■ **GIVEN PROBLEM**
Transcribe every line exactly. Leave the pictures behind.

■ **AVAILABLE DATA**

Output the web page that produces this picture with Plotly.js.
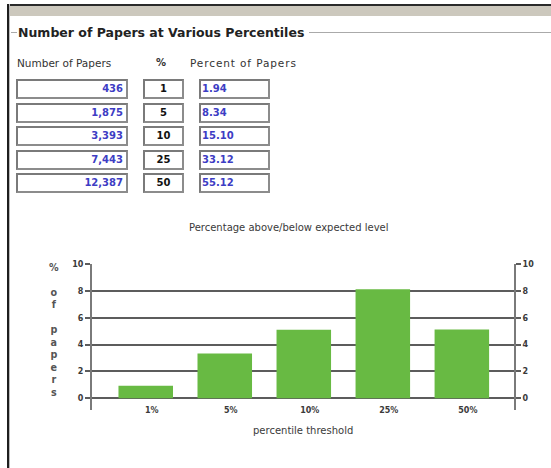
<!DOCTYPE html>
<html>
<head>
<meta charset="utf-8">
<script src="https://cdn.plot.ly/plotly-3.0.1.min.js"></script>
<style>
  html, body { margin: 0; padding: 0; background: #fff; }
  #page { position: relative; width: 551px; height: 468px; overflow: hidden; background: #fff; font-family: "DejaVu Sans", Verdana, sans-serif; }
  #chart { position: absolute; left: 0; top: 0; width: 551px; height: 468px; }
  .ov { position: absolute; pointer-events: none; }
  .box { position: absolute; box-sizing: border-box; height: 20px; border: 2px solid #7a7a7a; border-right-color: #8c8c8c; border-bottom-color: #8c8c8c; background: #fff; font-weight: bold; font-size: 10px; line-height: 16px; white-space: nowrap; }
  .hdr { position: absolute; font-size: 10.5px; color: #333; line-height: 12px; white-space: nowrap; }
</style>
</head>
<body>
<div id="page">
  <div id="chart"></div>
  <div id="overlay"></div>
</div>
<script>
// ---------- data ----------
var numPapers = [436, 1875, 3393, 7443, 12387];
var percentiles = [1, 5, 10, 25, 50];
var percentOfPapers = ['1.94', '8.34', '15.10', '33.12', '55.12'];

var categories = ['1%', '5%', '10%', '25%', '50%'];
var aboveExpected = [0.94, 3.34, 5.10, 8.12, 5.12];
var yTicks = [0, 2, 4, 6, 8, 10];

var panelTitle = 'Number of Papers at Various Percentiles';
var colHeaders = ['Number of Papers', '%', 'Percent of Papers'];
var chartTitle = 'Percentage above/below expected level';
var xTitle = 'percentile threshold';
var yTitle = '%<br><br>o<br>f<br><br>p<br>a<br>p<br>e<br>r<br>s';

// ---------- HTML frame & table ----------
var ov = document.getElementById('overlay');
function add(html) { ov.insertAdjacentHTML('beforeend', html); }
// window frame
add('<div class="ov" style="left:7px;top:4px;width:544px;height:2px;background:#2a2a2a"></div>');
add('<div class="ov" style="left:9px;top:6px;width:542px;height:10px;background:#ccc8bd"></div>');
add('<div class="ov" style="left:7px;top:4px;width:2px;height:464px;background:#1e1e1e"></div>');
add('<div class="ov" style="left:9px;top:4px;width:1px;height:464px;background:#bbb"></div>');
// fieldset line + legend
add('<div class="ov" style="left:11px;top:32px;width:6px;height:1px;background:#aaa"></div>');
add('<div class="ov" style="left:309px;top:32px;width:242px;height:1px;background:#aaa"></div>');
add('<div class="ov" style="left:18px;top:25px;font-weight:bold;font-size:12.5px;line-height:15px;color:#222;white-space:nowrap">' + panelTitle + '</div>');
// headers
add('<div class="hdr" style="left:17px;top:57px">' + colHeaders[0] + '</div>');
add('<div class="hdr" style="left:156px;top:57px;font-weight:bold;font-size:10px">' + colHeaders[1] + '</div>');
add('<div class="hdr" style="left:190px;top:57px;letter-spacing:0.9px">' + colHeaders[2] + '</div>');
// rows
for (var i = 0; i < numPapers.length; i++) {
  var rowTop = Math.round(79 + i * 23.6);
  add('<div class="box" style="left:16px;top:' + rowTop + 'px;width:112px;text-align:right;padding-right:3px;color:#3d3dc4">' + numPapers[i].toLocaleString('en-US') + '</div>');
  add('<div class="box" style="left:143px;top:' + rowTop + 'px;width:41px;text-align:center;color:#111">' + percentiles[i] + '</div>');
  add('<div class="box" style="left:199px;top:' + rowTop + 'px;width:71px;text-align:left;padding-left:1px;color:#3d3dc4">' + percentOfPapers[i] + '</div>');
}

// ---------- chart ----------
var tickFont = { family: 'DejaVu Sans', size: 8, color: '#3a3a3a', weight: 'bold' };
var yRange = [-0.87, 10];

var traces = [
  {
    type: 'bar',
    x: categories,
    y: aboveExpected,
    width: 0.69,
    marker: { color: '#68ba43', line: { width: 0 } },
    hoverinfo: 'skip',
    showlegend: false
  },
  {
    type: 'scatter',
    mode: 'none',
    x: categories,
    y: aboveExpected,
    yaxis: 'y2',
    hoverinfo: 'skip',
    showlegend: false
  }
];

var layout = {
  width: 551,
  height: 468,
  margin: { l: 92, r: 37, t: 264, b: 58 },
  paper_bgcolor: 'rgba(0,0,0,0)',
  plot_bgcolor: '#ffffff',
  font: { family: 'DejaVu Sans', color: '#3a3a3a' },
  showlegend: false,
  xaxis: {
    type: 'category',
    range: [-0.68, 4.66],
    showgrid: false,
    zeroline: false,
    showline: false,
    ticks: '',
    tickfont: tickFont,
    ticklabelstandoff: -6,
    ticklabelshift: 6,
    fixedrange: true
  },
  yaxis: {
    range: yRange,
    tickvals: yTicks,
    ticktext: yTicks.map(String),
    showgrid: true,
    gridcolor: '#5c5c5c',
    gridwidth: 2,
    zeroline: false,
    showline: true,
    linecolor: '#7a7a7a',
    linewidth: 2,
    ticks: 'outside',
    ticklen: 5,
    tickwidth: 2,
    tickcolor: '#5c5c5c',
    tickfont: tickFont,
    fixedrange: true
  },
  yaxis2: {
    overlaying: 'y',
    side: 'right',
    range: yRange,
    tickvals: yTicks,
    ticktext: yTicks.map(String),
    showgrid: false,
    zeroline: false,
    showline: true,
    linecolor: '#7a7a7a',
    linewidth: 2,
    ticks: 'outside',
    ticklen: 5,
    tickwidth: 2,
    tickcolor: '#5c5c5c',
    tickfont: tickFont,
    fixedrange: true
  },
  annotations: [
    { text: chartTitle, xref: 'paper', yref: 'paper', x: 0.468, y: 1.247, xanchor: 'center', yanchor: 'middle', showarrow: false, font: { size: 10, color: '#3a3a3a' } },
    { text: xTitle, xref: 'paper', yref: 'paper', x: 0.5, y: -0.137, xanchor: 'center', yanchor: 'middle', showarrow: false, font: { size: 10, color: '#3a3a3a' } },
    { text: yTitle, xref: 'paper', yref: 'paper', x: -0.091, y: 0.545, xanchor: 'center', yanchor: 'middle', showarrow: false, font: { size: 9.6, color: '#555', weight: 'bold' } }
  ]
};

Plotly.newPlot('chart', traces, layout, { staticPlot: true, displayModeBar: false });
</script>
</body>
</html>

■ **THE OUTPUT**
Output the web page that produces this picture with Plotly.js.
<!DOCTYPE html>
<html>
<head>
<meta charset="utf-8">
<script src="https://cdn.plot.ly/plotly-3.0.1.min.js"></script>
<style>
  html, body { margin: 0; padding: 0; background: #fff; }
  #page { position: relative; width: 551px; height: 468px; overflow: hidden; background: #fff; font-family: "DejaVu Sans", Verdana, sans-serif; }
  #chart { position: absolute; left: 0; top: 0; width: 551px; height: 468px; }
  .ov { position: absolute; pointer-events: none; }
  .box { position: absolute; box-sizing: border-box; height: 20px; border: 2px solid #7a7a7a; border-right-color: #8c8c8c; border-bottom-color: #8c8c8c; background: #fff; font-weight: bold; font-size: 10px; line-height: 16px; white-space: nowrap; }
  .hdr { position: absolute; font-size: 10.5px; color: #333; line-height: 12px; white-space: nowrap; }
</style>
</head>
<body>
<div id="page">
  <div id="chart"></div>
  <div id="overlay"></div>
</div>
<script>
// ---------- data ----------
var numPapers = [436, 1875, 3393, 7443, 12387];
var percentiles = [1, 5, 10, 25, 50];
var percentOfPapers = ['1.94', '8.34', '15.10', '33.12', '55.12'];

var categories = ['1%', '5%', '10%', '25%', '50%'];
var aboveExpected = [0.94, 3.34, 5.10, 8.12, 5.12];
var yTicks = [0, 2, 4, 6, 8, 10];

var panelTitle = 'Number of Papers at Various Percentiles';
var colHeaders = ['Number of Papers', '%', 'Percent of Papers'];
var chartTitle = 'Percentage above/below expected level';
var xTitle = 'percentile threshold';
var yTitle = '%<br><br>o<br>f<br><br>p<br>a<br>p<br>e<br>r<br>s';

// ---------- HTML frame & table ----------
var ov = document.getElementById('overlay');
function add(html) { ov.insertAdjacentHTML('beforeend', html); }
// window frame
add('<div class="ov" style="left:7px;top:4px;width:544px;height:2px;background:#2a2a2a"></div>');
add('<div class="ov" style="left:9px;top:6px;width:542px;height:10px;background:#ccc8bd"></div>');
add('<div class="ov" style="left:7px;top:4px;width:2px;height:464px;background:#1e1e1e"></div>');
add('<div class="ov" style="left:9px;top:4px;width:1px;height:464px;background:#bbb"></div>');
// fieldset line + legend
add('<div class="ov" style="left:11px;top:32px;width:6px;height:1px;background:#aaa"></div>');
add('<div class="ov" style="left:309px;top:32px;width:242px;height:1px;background:#aaa"></div>');
add('<div class="ov" style="left:18px;top:25px;font-weight:bold;font-size:12.5px;line-height:15px;color:#222;white-space:nowrap">' + panelTitle + '</div>');
// headers
add('<div class="hdr" style="left:17px;top:57px">' + colHeaders[0] + '</div>');
add('<div class="hdr" style="left:156px;top:57px;font-weight:bold;font-size:10px">' + colHeaders[1] + '</div>');
add('<div class="hdr" style="left:190px;top:57px;letter-spacing:0.9px">' + colHeaders[2] + '</div>');
// rows
for (var i = 0; i < numPapers.length; i++) {
  var rowTop = Math.round(79 + i * 23.6);
  add('<div class="box" style="left:16px;top:' + rowTop + 'px;width:112px;text-align:right;padding-right:3px;color:#3d3dc4">' + numPapers[i].toLocaleString('en-US') + '</div>');
  add('<div class="box" style="left:143px;top:' + rowTop + 'px;width:41px;text-align:center;color:#111">' + percentiles[i] + '</div>');
  add('<div class="box" style="left:199px;top:' + rowTop + 'px;width:71px;text-align:left;padding-left:1px;color:#3d3dc4">' + percentOfPapers[i] + '</div>');
}

// ---------- chart ----------
var tickFont = { family: 'DejaVu Sans', size: 8, color: '#3a3a3a', weight: 'bold' };
var yRange = [-0.87, 10];

var traces = [
  {
    type: 'bar',
    x: categories,
    y: aboveExpected,
    width: 0.69,
    marker: { color: '#68ba43', line: { width: 0 } },
    hoverinfo: 'skip',
    showlegend: false
  },
  {
    type: 'scatter',
    mode: 'none',
    x: categories,
    y: aboveExpected,
    yaxis: 'y2',
    hoverinfo: 'skip',
    showlegend: false
  }
];

var layout = {
  width: 551,
  height: 468,
  margin: { l: 92, r: 37, t: 264, b: 58 },
  paper_bgcolor: 'rgba(0,0,0,0)',
  plot_bgcolor: '#ffffff',
  font: { family: 'DejaVu Sans', color: '#3a3a3a' },
  showlegend: false,
  xaxis: {
    type: 'category',
    range: [-0.68, 4.66],
    showgrid: false,
    zeroline: false,
    showline: false,
    ticks: '',
    tickfont: tickFont,
    ticklabelstandoff: -6,
    ticklabelshift: 6,
    fixedrange: true
  },
  yaxis: {
    range: yRange,
    tickvals: yTicks,
    ticktext: yTicks.map(String),
    showgrid: true,
    gridcolor: '#5c5c5c',
    gridwidth: 2,
    zeroline: false,
    showline: true,
    linecolor: '#7a7a7a',
    linewidth: 2,
    ticks: 'outside',
    ticklen: 5,
    tickwidth: 2,
    tickcolor: '#5c5c5c',
    tickfont: tickFont,
    fixedrange: true
  },
  yaxis2: {
    overlaying: 'y',
    side: 'right',
    range: yRange,
    tickvals: yTicks,
    ticktext: yTicks.map(String),
    showgrid: false,
    zeroline: false,
    showline: true,
    linecolor: '#7a7a7a',
    linewidth: 2,
    ticks: 'outside',
    ticklen: 5,
    tickwidth: 2,
    tickcolor: '#5c5c5c',
    tickfont: tickFont,
    fixedrange: true
  },
  annotations: [
    { text: chartTitle, xref: 'paper', yref: 'paper', x: 0.468, y: 1.247, xanchor: 'center', yanchor: 'middle', showarrow: false, font: { size: 10, color: '#3a3a3a' } },
    { text: xTitle, xref: 'paper', yref: 'paper', x: 0.5, y: -0.137, xanchor: 'center', yanchor: 'middle', showarrow: false, font: { size: 10, color: '#3a3a3a' } },
    { text: yTitle, xref: 'paper', yref: 'paper', x: -0.091, y: 0.545, xanchor: 'center', yanchor: 'middle', showarrow: false, font: { size: 9.6, color: '#555', weight: 'bold' } }
  ]
};

Plotly.newPlot('chart', traces, layout, { staticPlot: true, displayModeBar: false });
</script>
</body>
</html>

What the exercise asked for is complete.